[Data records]
---------------

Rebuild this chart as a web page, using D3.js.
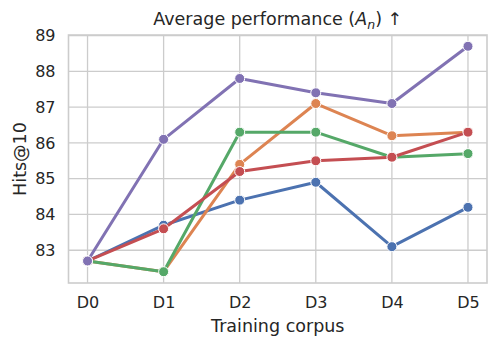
<!DOCTYPE html>
<html>
<head>
<meta charset="utf-8">
<script src="https://cdn.jsdelivr.net/npm/d3@7"></script>
<style>
  body { margin: 0; background: #fff; }
  text { font-family: "DejaVu Sans", sans-serif; fill: #262626; }
</style>
</head>
<body>
<svg></svg>
<script>
var width = 498;
var height = 348;

// data
var corpora = ["D0", "D1", "D2", "D3", "D4", "D5"];
var blueSeries   = [82.7, 83.7, 84.4, 84.9, 83.1, 84.2];
var orangeSeries = [82.7, 82.4, 85.4, 87.1, 86.2, 86.3];
var greenSeries  = [82.7, 82.4, 86.3, 86.3, 85.6, 85.7];
var redSeries    = [82.7, 83.6, 85.2, 85.5, 85.6, 86.3];
var purpleSeries = [82.7, 86.1, 87.8, 87.4, 87.1, 88.7];
var yTicks = [83, 84, 85, 86, 87, 88, 89];

var series = [
  {values: blueSeries,   color: "#4C72B0"},
  {values: orangeSeries, color: "#DD8452"},
  {values: greenSeries,  color: "#55A868"},
  {values: redSeries,    color: "#C44E52"},
  {values: purpleSeries, color: "#8172B3"}
];

var margin = {top: 35, right: 11, bottom: 65, left: 68.5};

var svg = d3.select("svg")
    .attr("width", width)
    .attr("height", height);

var x = d3.scaleLinear()
    .domain([-0.25, corpora.length - 0.75])
    .range([margin.left, width - margin.right]);

var allVals = d3.merge(series.map(function(s) { return s.values; }));
var yMin = d3.min(allVals), yMax = d3.max(allVals);
var pad = (yMax - yMin) * 0.05;
var y = d3.scaleLinear()
    .domain([yMin - pad, yMax + pad])
    .range([height - margin.bottom, margin.top]);

// grid
var grid = svg.append("g");
grid.selectAll("line.vg")
    .data(corpora)
    .enter()
    .append("line")
    .attr("x1", function(d, i) { return x(i); })
    .attr("x2", function(d, i) { return x(i); })
    .attr("y1", margin.top)
    .attr("y2", height - margin.bottom)
    .style("stroke", "#cccccc")
    .style("stroke-width", 1.3);
grid.selectAll("line.hg")
    .data(yTicks)
    .enter()
    .append("line")
    .attr("x1", margin.left)
    .attr("x2", width - margin.right)
    .attr("y1", function(d) { return y(d); })
    .attr("y2", function(d) { return y(d); })
    .style("stroke", "#cccccc")
    .style("stroke-width", 1.3);

// axes (no tick marks, like seaborn whitegrid)
var xAxis = svg.append("g")
    .attr("transform", "translate(0," + (height - margin.bottom) + ")")
    .call(d3.axisBottom(x).tickValues(d3.range(corpora.length))
        .tickFormat(function(d) { return corpora[d]; })
        .tickSize(0).tickPadding(14));
var yAxis = svg.append("g")
    .attr("transform", "translate(" + margin.left + ",0)")
    .call(d3.axisLeft(y).tickValues(yTicks).tickFormat(d3.format("d"))
        .tickSize(0).tickPadding(13));
[xAxis, yAxis].forEach(function(a) {
  a.select(".domain").remove();
  a.selectAll("text")
      .style("font-size", "16px")
      .style("font-family", "DejaVu Sans")
      .style("fill", "#262626");
});

// frame
svg.append("rect")
    .attr("x", margin.left)
    .attr("y", margin.top)
    .attr("width", width - margin.right - margin.left)
    .attr("height", height - margin.bottom - margin.top)
    .style("fill", "none")
    .style("stroke", "#cccccc")
    .style("stroke-width", 1.6);

// lines and markers
var line = d3.line()
    .x(function(d, i) { return x(i); })
    .y(function(d) { return y(d); });

series.forEach(function(s) {
  svg.append("path")
      .datum(s.values)
      .attr("d", line)
      .style("fill", "none")
      .style("stroke", s.color)
      .style("stroke-width", 3)
      .style("stroke-linecap", "round")
      .style("stroke-linejoin", "round");
  svg.append("g")
      .selectAll("circle")
      .data(s.values)
      .enter()
      .append("circle")
      .attr("cx", function(d, i) { return x(i); })
      .attr("cy", function(d) { return y(d); })
      .attr("r", 5)
      .style("fill", s.color)
      .style("stroke", "#ffffff")
      .style("stroke-width", 1);
});

// labels
var title = svg.append("text")
    .attr("x", (margin.left + width - margin.right) / 2)
    .attr("y", 25)
    .attr("text-anchor", "middle")
    .style("font-size", "17.5px");
title.append("tspan").text("Average performance (");
title.append("tspan").style("font-style", "italic").text("A");
title.append("tspan").attr("dy", 4).style("font-size", "12.5px").style("font-style", "italic").text("n");
title.append("tspan").attr("dy", -4).text(") \u2191");

svg.append("text")
    .attr("x", (margin.left + width - margin.right) / 2)
    .attr("y", 332)
    .attr("text-anchor", "middle")
    .style("font-size", "17.5px")
    .text("Training corpus");

svg.append("text")
    .attr("transform", "translate(25.5," + ((margin.top + height - margin.bottom) / 2) + ") rotate(-90)")
    .attr("text-anchor", "middle")
    .style("font-size", "17.5px")
    .text("Hits@10");
</script>
</body>
</html>
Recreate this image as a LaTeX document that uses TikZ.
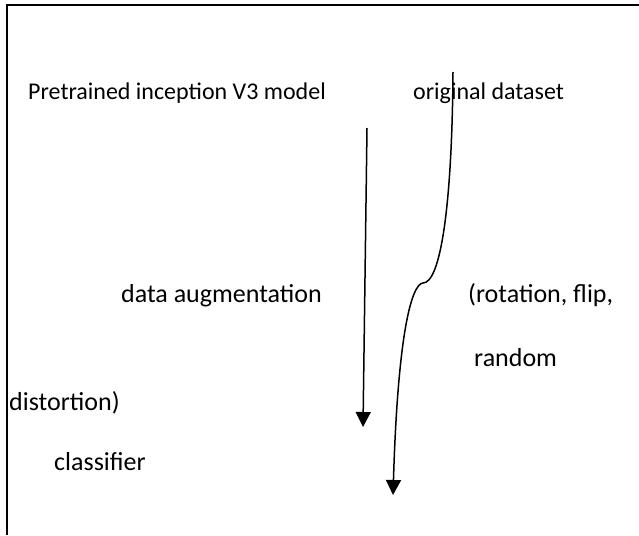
\documentclass[tikz,border=0pt]{standalone}
\usepackage{fontspec}
\setmainfont{Carlito}
\usetikzlibrary{arrows.meta}
\begin{document}
\begin{tikzpicture}[x=1pt,y=-1pt,
 lbl/.style={anchor=base west,inner sep=0pt,font=\fontsize{26}{30}\selectfont},
 toplbl/.style={lbl,font=\fontsize{24}{28}\selectfont},
 arr/.style={line width=1.5pt,-{Triangle[length=15pt,width=15pt]}}]
 \useasboundingbox (0,0) rectangle (639,535);
 \draw[line width=2.5pt](7,535)--(7,5)--(640,5);
 \node[toplbl] (pre) at (28,99) {Pretrained inception V3 model};
 \node[toplbl] (orig) at (413,99) {original dataset};
 \node[lbl] (aug) at (121,302) {data augmentation};
 \node[lbl] (rot) at (468,302) {(rotation, flip,};
 \node[lbl] (rnd) at (474,366) {random};
 \node[lbl] (dist) at (9,410) {distortion)};
 \node[lbl] (cls) at (54,470) {classifier};
 \coordinate (a1s) at (367,128);
 \coordinate (a1e) at (363,427);
 \coordinate (a2s) at (453,72);
 \coordinate (a2k) at (423,283);
 \coordinate (a2e) at (393,495);
 \draw[arr](a1s)--(a1e);
 \draw[arr](a2s) .. controls (452,210) and (440,283) .. (a2k)
  .. controls (412,284) and (398,330) .. (a2e);
\end{tikzpicture}
\end{document}
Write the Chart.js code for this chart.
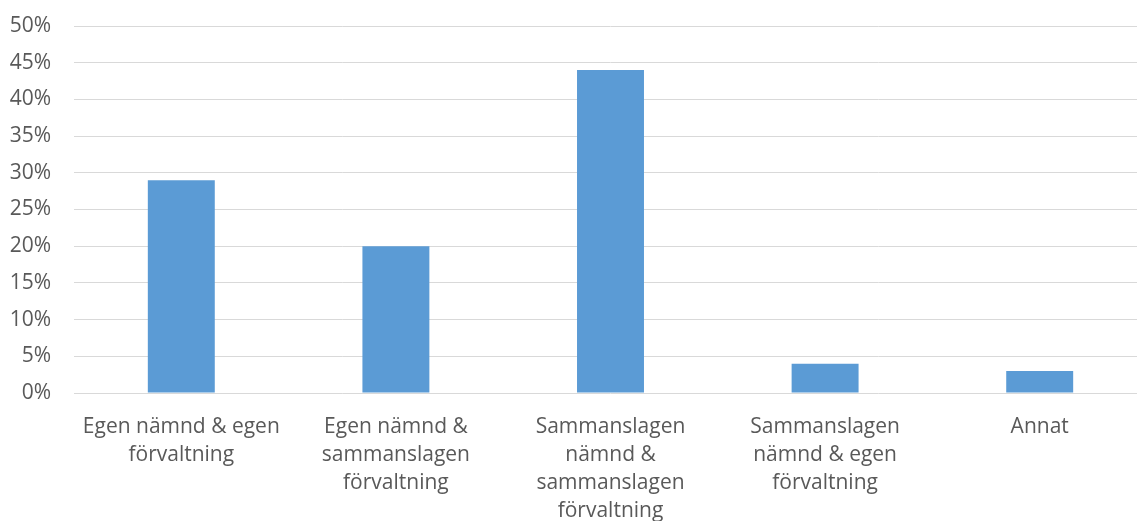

---------------

• DESCRIPTION OF THE TASK: Skip the pictures, then retype every line above exactly.

• FINAL RESULT:
Rebuild this chart as a web page, using D3.js.
<!DOCTYPE html>
<html>
<head>
<meta charset="utf-8">
<script src="https://cdn.jsdelivr.net/npm/d3@7"></script>
<style>
  body { margin: 0; background: #fff; }
  text { font-family: "DejaVu Sans", sans-serif; fill: #262626; }
</style>
</head>
<body>
<svg></svg>
<script>
var width = 498;
var height = 348;

// data
var corpora = ["D0", "D1", "D2", "D3", "D4", "D5"];
var blueSeries   = [82.7, 83.7, 84.4, 84.9, 83.1, 84.2];
var orangeSeries = [82.7, 82.4, 85.4, 87.1, 86.2, 86.3];
var greenSeries  = [82.7, 82.4, 86.3, 86.3, 85.6, 85.7];
var redSeries    = [82.7, 83.6, 85.2, 85.5, 85.6, 86.3];
var purpleSeries = [82.7, 86.1, 87.8, 87.4, 87.1, 88.7];
var yTicks = [83, 84, 85, 86, 87, 88, 89];

var series = [
  {values: blueSeries,   color: "#4C72B0"},
  {values: orangeSeries, color: "#DD8452"},
  {values: greenSeries,  color: "#55A868"},
  {values: redSeries,    color: "#C44E52"},
  {values: purpleSeries, color: "#8172B3"}
];

var margin = {top: 35, right: 11, bottom: 65, left: 68.5};

var svg = d3.select("svg")
    .attr("width", width)
    .attr("height", height);

var x = d3.scaleLinear()
    .domain([-0.25, corpora.length - 0.75])
    .range([margin.left, width - margin.right]);

var allVals = d3.merge(series.map(function(s) { return s.values; }));
var yMin = d3.min(allVals), yMax = d3.max(allVals);
var pad = (yMax - yMin) * 0.05;
var y = d3.scaleLinear()
    .domain([yMin - pad, yMax + pad])
    .range([height - margin.bottom, margin.top]);

// grid
var grid = svg.append("g");
grid.selectAll("line.vg")
    .data(corpora)
    .enter()
    .append("line")
    .attr("x1", function(d, i) { return x(i); })
    .attr("x2", function(d, i) { return x(i); })
    .attr("y1", margin.top)
    .attr("y2", height - margin.bottom)
    .style("stroke", "#cccccc")
    .style("stroke-width", 1.3);
grid.selectAll("line.hg")
    .data(yTicks)
    .enter()
    .append("line")
    .attr("x1", margin.left)
    .attr("x2", width - margin.right)
    .attr("y1", function(d) { return y(d); })
    .attr("y2", function(d) { return y(d); })
    .style("stroke", "#cccccc")
    .style("stroke-width", 1.3);

// axes (no tick marks, like seaborn whitegrid)
var xAxis = svg.append("g")
    .attr("transform", "translate(0," + (height - margin.bottom) + ")")
    .call(d3.axisBottom(x).tickValues(d3.range(corpora.length))
        .tickFormat(function(d) { return corpora[d]; })
        .tickSize(0).tickPadding(14));
var yAxis = svg.append("g")
    .attr("transform", "translate(" + margin.left + ",0)")
    .call(d3.axisLeft(y).tickValues(yTicks).tickFormat(d3.format("d"))
        .tickSize(0).tickPadding(13));
[xAxis, yAxis].forEach(function(a) {
  a.select(".domain").remove();
  a.selectAll("text")
      .style("font-size", "16px")
      .style("font-family", "DejaVu Sans")
      .style("fill", "#262626");
});

// frame
svg.append("rect")
    .attr("x", margin.left)
    .attr("y", margin.top)
    .attr("width", width - margin.right - margin.left)
    .attr("height", height - margin.bottom - margin.top)
    .style("fill", "none")
    .style("stroke", "#cccccc")
    .style("stroke-width", 1.6);

// lines and markers
var line = d3.line()
    .x(function(d, i) { return x(i); })
    .y(function(d) { return y(d); });

series.forEach(function(s) {
  svg.append("path")
      .datum(s.values)
      .attr("d", line)
      .style("fill", "none")
      .style("stroke", s.color)
      .style("stroke-width", 3)
      .style("stroke-linecap", "round")
      .style("stroke-linejoin", "round");
  svg.append("g")
      .selectAll("circle")
      .data(s.values)
      .enter()
      .append("circle")
      .attr("cx", function(d, i) { return x(i); })
      .attr("cy", function(d) { return y(d); })
      .attr("r", 5)
      .style("fill", s.color)
      .style("stroke", "#ffffff")
      .style("stroke-width", 1);
});

// labels
var title = svg.append("text")
    .attr("x", (margin.left + width - margin.right) / 2)
    .attr("y", 25)
    .attr("text-anchor", "middle")
    .style("font-size", "17.5px");
title.append("tspan").text("Average performance (");
title.append("tspan").style("font-style", "italic").text("A");
title.append("tspan").attr("dy", 4).style("font-size", "12.5px").style("font-style", "italic").text("n");
title.append("tspan").attr("dy", -4).text(") \u2191");

svg.append("text")
    .attr("x", (margin.left + width - margin.right) / 2)
    .attr("y", 332)
    .attr("text-anchor", "middle")
    .style("font-size", "17.5px")
    .text("Training corpus");

svg.append("text")
    .attr("transform", "translate(25.5," + ((margin.top + height - margin.bottom) / 2) + ") rotate(-90)")
    .attr("text-anchor", "middle")
    .style("font-size", "17.5px")
    .text("Hits@10");
</script>
</body>
</html>
Recreate this image as a LaTeX document that uses TikZ.
\documentclass[tikz,border=0pt]{standalone}
\usepackage{fontspec}
\setmainfont{Carlito}
\usetikzlibrary{arrows.meta}
\begin{document}
\begin{tikzpicture}[x=1pt,y=-1pt,
 lbl/.style={anchor=base west,inner sep=0pt,font=\fontsize{26}{30}\selectfont},
 toplbl/.style={lbl,font=\fontsize{24}{28}\selectfont},
 arr/.style={line width=1.5pt,-{Triangle[length=15pt,width=15pt]}}]
 \useasboundingbox (0,0) rectangle (639,535);
 \draw[line width=2.5pt](7,535)--(7,5)--(640,5);
 \node[toplbl] (pre) at (28,99) {Pretrained inception V3 model};
 \node[toplbl] (orig) at (413,99) {original dataset};
 \node[lbl] (aug) at (121,302) {data augmentation};
 \node[lbl] (rot) at (468,302) {(rotation, flip,};
 \node[lbl] (rnd) at (474,366) {random};
 \node[lbl] (dist) at (9,410) {distortion)};
 \node[lbl] (cls) at (54,470) {classifier};
 \coordinate (a1s) at (367,128);
 \coordinate (a1e) at (363,427);
 \coordinate (a2s) at (453,72);
 \coordinate (a2k) at (423,283);
 \coordinate (a2e) at (393,495);
 \draw[arr](a1s)--(a1e);
 \draw[arr](a2s) .. controls (452,210) and (440,283) .. (a2k)
  .. controls (412,284) and (398,330) .. (a2e);
\end{tikzpicture}
\end{document}
Write the Chart.js code for this chart.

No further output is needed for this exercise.